### [Prompt]
From the first line of the data below, repeat each line exactly until you reach the line with "from matplotlib.ticker import"; include that line too.

### [Records from a collection]

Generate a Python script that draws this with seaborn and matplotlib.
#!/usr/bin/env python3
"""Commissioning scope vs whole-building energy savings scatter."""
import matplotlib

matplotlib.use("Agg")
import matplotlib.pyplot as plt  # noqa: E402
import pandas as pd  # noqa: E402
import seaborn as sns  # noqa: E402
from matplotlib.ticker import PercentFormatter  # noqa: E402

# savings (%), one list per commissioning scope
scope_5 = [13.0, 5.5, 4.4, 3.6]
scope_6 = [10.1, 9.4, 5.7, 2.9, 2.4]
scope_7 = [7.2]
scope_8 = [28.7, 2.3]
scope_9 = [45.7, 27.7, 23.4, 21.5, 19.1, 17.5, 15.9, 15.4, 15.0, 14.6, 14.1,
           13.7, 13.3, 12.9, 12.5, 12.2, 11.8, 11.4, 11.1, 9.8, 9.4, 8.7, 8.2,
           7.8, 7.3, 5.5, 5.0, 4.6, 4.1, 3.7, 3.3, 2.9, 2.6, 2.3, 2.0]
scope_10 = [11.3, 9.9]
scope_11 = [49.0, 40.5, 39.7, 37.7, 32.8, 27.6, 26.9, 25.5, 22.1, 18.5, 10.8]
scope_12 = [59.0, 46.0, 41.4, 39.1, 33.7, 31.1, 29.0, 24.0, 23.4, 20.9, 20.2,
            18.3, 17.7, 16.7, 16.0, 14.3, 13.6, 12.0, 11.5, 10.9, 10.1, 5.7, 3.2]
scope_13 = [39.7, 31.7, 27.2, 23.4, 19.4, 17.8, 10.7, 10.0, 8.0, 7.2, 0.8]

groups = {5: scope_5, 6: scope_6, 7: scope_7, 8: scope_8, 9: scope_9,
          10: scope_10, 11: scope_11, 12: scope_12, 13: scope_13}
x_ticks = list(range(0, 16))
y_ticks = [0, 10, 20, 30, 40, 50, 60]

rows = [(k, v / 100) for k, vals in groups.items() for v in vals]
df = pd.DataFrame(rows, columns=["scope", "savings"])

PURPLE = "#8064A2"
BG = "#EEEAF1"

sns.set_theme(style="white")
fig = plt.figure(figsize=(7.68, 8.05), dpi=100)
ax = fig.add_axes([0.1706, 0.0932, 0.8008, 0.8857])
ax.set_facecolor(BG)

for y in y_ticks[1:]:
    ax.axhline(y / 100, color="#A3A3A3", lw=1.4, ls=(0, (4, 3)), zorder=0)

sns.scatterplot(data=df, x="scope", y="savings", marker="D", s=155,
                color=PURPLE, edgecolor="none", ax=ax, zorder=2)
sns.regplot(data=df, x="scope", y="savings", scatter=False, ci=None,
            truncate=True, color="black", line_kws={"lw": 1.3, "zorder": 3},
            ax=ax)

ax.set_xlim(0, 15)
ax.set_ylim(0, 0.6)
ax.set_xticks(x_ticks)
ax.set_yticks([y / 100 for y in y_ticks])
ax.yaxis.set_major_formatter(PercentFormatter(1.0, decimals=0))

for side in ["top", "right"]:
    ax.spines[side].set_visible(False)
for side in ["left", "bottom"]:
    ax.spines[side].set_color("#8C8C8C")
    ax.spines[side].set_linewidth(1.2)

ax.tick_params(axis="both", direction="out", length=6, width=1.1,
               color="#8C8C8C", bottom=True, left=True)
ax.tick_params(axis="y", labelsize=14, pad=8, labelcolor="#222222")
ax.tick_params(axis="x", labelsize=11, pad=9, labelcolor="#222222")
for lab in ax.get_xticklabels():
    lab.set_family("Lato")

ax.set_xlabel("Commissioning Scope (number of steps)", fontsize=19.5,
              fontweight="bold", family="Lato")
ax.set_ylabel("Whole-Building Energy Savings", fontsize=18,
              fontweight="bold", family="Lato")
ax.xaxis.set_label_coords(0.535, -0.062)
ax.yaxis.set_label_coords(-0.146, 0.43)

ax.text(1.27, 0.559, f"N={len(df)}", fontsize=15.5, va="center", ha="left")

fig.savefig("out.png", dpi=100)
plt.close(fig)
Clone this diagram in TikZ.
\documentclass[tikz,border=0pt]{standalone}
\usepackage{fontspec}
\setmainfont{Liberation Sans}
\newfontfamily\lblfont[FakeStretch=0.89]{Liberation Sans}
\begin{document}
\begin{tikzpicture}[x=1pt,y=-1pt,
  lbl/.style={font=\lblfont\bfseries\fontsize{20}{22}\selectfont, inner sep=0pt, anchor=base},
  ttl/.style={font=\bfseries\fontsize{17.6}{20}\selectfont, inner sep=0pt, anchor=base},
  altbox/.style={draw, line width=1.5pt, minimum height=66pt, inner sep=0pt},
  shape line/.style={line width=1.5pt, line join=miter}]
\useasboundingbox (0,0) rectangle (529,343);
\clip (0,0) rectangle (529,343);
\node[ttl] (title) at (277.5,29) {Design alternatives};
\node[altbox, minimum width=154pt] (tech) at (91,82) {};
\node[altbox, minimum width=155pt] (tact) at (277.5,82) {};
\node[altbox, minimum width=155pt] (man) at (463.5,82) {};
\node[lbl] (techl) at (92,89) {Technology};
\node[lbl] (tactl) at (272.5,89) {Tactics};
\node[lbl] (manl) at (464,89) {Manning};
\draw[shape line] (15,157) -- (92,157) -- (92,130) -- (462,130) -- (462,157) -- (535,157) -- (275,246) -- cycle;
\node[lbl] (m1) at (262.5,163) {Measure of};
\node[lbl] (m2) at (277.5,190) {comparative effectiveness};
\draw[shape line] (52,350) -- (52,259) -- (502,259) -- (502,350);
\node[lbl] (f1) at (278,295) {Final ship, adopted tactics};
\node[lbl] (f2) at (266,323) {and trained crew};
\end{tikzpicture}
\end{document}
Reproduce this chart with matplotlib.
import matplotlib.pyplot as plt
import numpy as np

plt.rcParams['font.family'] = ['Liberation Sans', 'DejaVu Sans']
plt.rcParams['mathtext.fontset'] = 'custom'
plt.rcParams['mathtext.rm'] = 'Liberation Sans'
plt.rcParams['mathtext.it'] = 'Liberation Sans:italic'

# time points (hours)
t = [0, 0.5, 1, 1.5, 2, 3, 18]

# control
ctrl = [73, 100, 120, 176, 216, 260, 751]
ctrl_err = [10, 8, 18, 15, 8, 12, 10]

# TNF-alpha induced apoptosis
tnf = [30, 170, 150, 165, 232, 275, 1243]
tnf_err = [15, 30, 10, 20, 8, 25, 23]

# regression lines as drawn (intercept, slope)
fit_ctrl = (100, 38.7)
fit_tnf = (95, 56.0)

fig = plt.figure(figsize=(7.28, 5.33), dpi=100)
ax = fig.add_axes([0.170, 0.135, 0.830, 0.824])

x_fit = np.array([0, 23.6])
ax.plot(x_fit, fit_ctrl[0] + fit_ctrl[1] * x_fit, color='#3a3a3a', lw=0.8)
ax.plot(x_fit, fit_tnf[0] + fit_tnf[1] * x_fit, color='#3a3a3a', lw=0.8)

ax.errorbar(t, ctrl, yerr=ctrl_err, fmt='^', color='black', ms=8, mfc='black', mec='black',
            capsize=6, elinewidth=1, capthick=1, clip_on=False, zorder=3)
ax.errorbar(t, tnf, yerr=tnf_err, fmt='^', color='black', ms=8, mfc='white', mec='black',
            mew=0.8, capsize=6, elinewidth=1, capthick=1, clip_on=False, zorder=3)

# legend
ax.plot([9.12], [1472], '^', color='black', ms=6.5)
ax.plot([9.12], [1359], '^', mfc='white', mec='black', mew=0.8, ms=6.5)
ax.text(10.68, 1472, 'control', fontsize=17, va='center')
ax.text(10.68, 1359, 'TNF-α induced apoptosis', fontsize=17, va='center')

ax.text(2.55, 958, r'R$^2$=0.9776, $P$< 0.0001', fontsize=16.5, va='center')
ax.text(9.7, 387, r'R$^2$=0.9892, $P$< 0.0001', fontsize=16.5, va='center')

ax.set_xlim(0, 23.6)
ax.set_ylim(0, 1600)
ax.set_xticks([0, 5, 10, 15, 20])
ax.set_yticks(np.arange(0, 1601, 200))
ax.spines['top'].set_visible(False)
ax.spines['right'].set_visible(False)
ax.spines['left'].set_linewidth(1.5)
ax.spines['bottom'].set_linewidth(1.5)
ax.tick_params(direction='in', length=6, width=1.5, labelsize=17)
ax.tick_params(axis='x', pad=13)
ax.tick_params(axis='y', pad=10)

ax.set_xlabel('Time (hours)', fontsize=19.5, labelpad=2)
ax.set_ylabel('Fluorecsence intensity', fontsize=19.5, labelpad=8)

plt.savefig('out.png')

### [Answer to the problem]
Generate a Python script that draws this with seaborn and matplotlib.
#!/usr/bin/env python3
"""Commissioning scope vs whole-building energy savings scatter."""
import matplotlib

matplotlib.use("Agg")
import matplotlib.pyplot as plt  # noqa: E402
import pandas as pd  # noqa: E402
import seaborn as sns  # noqa: E402
from matplotlib.ticker import PercentFormatter  # noqa: E402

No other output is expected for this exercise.